* _WHAT THE TASK ASKS_
Transcribe the listing exactly, leaving out every picture.

* _INFORMATION SUPPLIED_

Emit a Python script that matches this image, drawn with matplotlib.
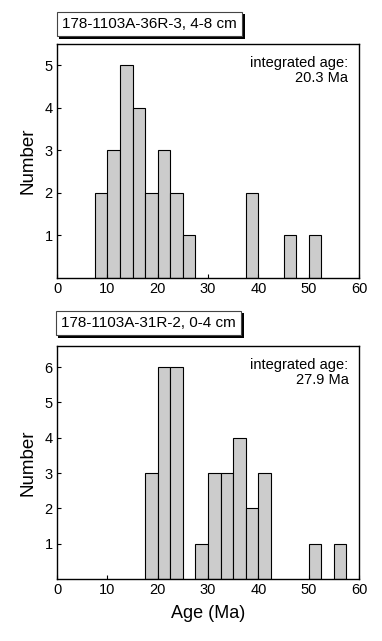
import numpy as np
import matplotlib
matplotlib.use('Agg')
import matplotlib.pyplot as plt
import matplotlib.patheffects as pe

plt.rcParams['font.family'] = ['Liberation Sans', 'DejaVu Sans']

# bin left edges (Ma), bin width 2.5 Ma
bin_width = 2.5

# 178-1103A-36R-3, 4-8 cm
top_edges = [7.5, 10, 12.5, 15, 17.5, 20, 22.5, 25, 37.5, 45, 50]
top_counts = [2, 3, 5, 4, 2, 3, 2, 1, 2, 1, 1]
top_label = '178-1103A-36R-3, 4-8 cm'
top_age = 'integrated age:\n20.3 Ma'

# 178-1103A-31R-2, 0-4 cm
bot_edges = [17.5, 20, 22.5, 27.5, 30, 32.5, 35, 37.5, 40, 50, 55]
bot_counts = [3, 6, 6, 1, 3, 3, 4, 2, 3, 1, 1]
bot_label = '178-1103A-31R-2, 0-4 cm'
bot_age = 'integrated age:\n27.9 Ma'

W, H = 382, 641
fig = plt.figure(figsize=(W / 100, H / 100), dpi=100)


def px_axes(left, top, right, bottom):
    return fig.add_axes([left / W, 1 - bottom / H, (right - left) / W, (bottom - top) / H])


def draw(ax, edges, counts, ymax, yticks, age_txt):
    ax.bar(edges, counts, width=bin_width, align='edge', color='#cccccc',
           edgecolor='black', linewidth=0.8)
    ax.set_xlim(0, 60)
    ax.set_ylim(0, ymax)
    ax.set_xticks([0, 10, 20, 30, 40, 50, 60])
    ax.set_yticks(yticks)
    ax.tick_params(direction='in', length=3, width=0.8, labelsize=10.5, pad=3)
    for s in ax.spines.values():
        s.set_linewidth(1.0)
    ax.set_ylabel('Number', fontsize=13.5, labelpad=6)
    ax.text(0.965, 0.95, age_txt, transform=ax.transAxes, ha='right', va='top',
            fontsize=10.5, multialignment='right', linespacing=1.15)


def label_box(x, y, txt):
    t = fig.text(x / W, 1 - y / H, txt, ha='left', va='center', fontsize=11,
                 bbox=dict(boxstyle='square,pad=0.35', fc='white', ec='#444444', lw=0.8))
    t.get_bbox_patch().set_path_effects([
        pe.SimplePatchShadow(offset=(2, -2), shadow_rgbFace='black', alpha=1),
        pe.Normal()])


ax1 = px_axes(57, 44, 359, 278)
draw(ax1, top_edges, top_counts, 5.5, [1, 2, 3, 4, 5], top_age)

ax2 = px_axes(57, 346, 359, 579)
draw(ax2, bot_edges, bot_counts, 6.6, [1, 2, 3, 4, 5, 6], bot_age)
ax2.set_xlabel('Age (Ma)', fontsize=13, labelpad=6)

label_box(62, 24, top_label)
label_box(61, 323, bot_label)

fig.savefig('out.png', dpi=100)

* _EXERCISE ANSWER_
Emit a Python script that matches this image, drawn with matplotlib.
import numpy as np
import matplotlib
matplotlib.use('Agg')
import matplotlib.pyplot as plt
import matplotlib.patheffects as pe

plt.rcParams['font.family'] = ['Liberation Sans', 'DejaVu Sans']

# bin left edges (Ma), bin width 2.5 Ma
bin_width = 2.5

# 178-1103A-36R-3, 4-8 cm
top_edges = [7.5, 10, 12.5, 15, 17.5, 20, 22.5, 25, 37.5, 45, 50]
top_counts = [2, 3, 5, 4, 2, 3, 2, 1, 2, 1, 1]
top_label = '178-1103A-36R-3, 4-8 cm'
top_age = 'integrated age:\n20.3 Ma'

# 178-1103A-31R-2, 0-4 cm
bot_edges = [17.5, 20, 22.5, 27.5, 30, 32.5, 35, 37.5, 40, 50, 55]
bot_counts = [3, 6, 6, 1, 3, 3, 4, 2, 3, 1, 1]
bot_label = '178-1103A-31R-2, 0-4 cm'
bot_age = 'integrated age:\n27.9 Ma'

W, H = 382, 641
fig = plt.figure(figsize=(W / 100, H / 100), dpi=100)


def px_axes(left, top, right, bottom):
    return fig.add_axes([left / W, 1 - bottom / H, (right - left) / W, (bottom - top) / H])


def draw(ax, edges, counts, ymax, yticks, age_txt):
    ax.bar(edges, counts, width=bin_width, align='edge', color='#cccccc',
           edgecolor='black', linewidth=0.8)
    ax.set_xlim(0, 60)
    ax.set_ylim(0, ymax)
    ax.set_xticks([0, 10, 20, 30, 40, 50, 60])
    ax.set_yticks(yticks)
    ax.tick_params(direction='in', length=3, width=0.8, labelsize=10.5, pad=3)
    for s in ax.spines.values():
        s.set_linewidth(1.0)
    ax.set_ylabel('Number', fontsize=13.5, labelpad=6)
    ax.text(0.965, 0.95, age_txt, transform=ax.transAxes, ha='right', va='top',
            fontsize=10.5, multialignment='right', linespacing=1.15)


def label_box(x, y, txt):
    t = fig.text(x / W, 1 - y / H, txt, ha='left', va='center', fontsize=11,
                 bbox=dict(boxstyle='square,pad=0.35', fc='white', ec='#444444', lw=0.8))
    t.get_bbox_patch().set_path_effects([
        pe.SimplePatchShadow(offset=(2, -2), shadow_rgbFace='black', alpha=1),
        pe.Normal()])


ax1 = px_axes(57, 44, 359, 278)
draw(ax1, top_edges, top_counts, 5.5, [1, 2, 3, 4, 5], top_age)

ax2 = px_axes(57, 346, 359, 579)
draw(ax2, bot_edges, bot_counts, 6.6, [1, 2, 3, 4, 5, 6], bot_age)
ax2.set_xlabel('Age (Ma)', fontsize=13, labelpad=6)

label_box(62, 24, top_label)
label_box(61, 323, bot_label)

fig.savefig('out.png', dpi=100)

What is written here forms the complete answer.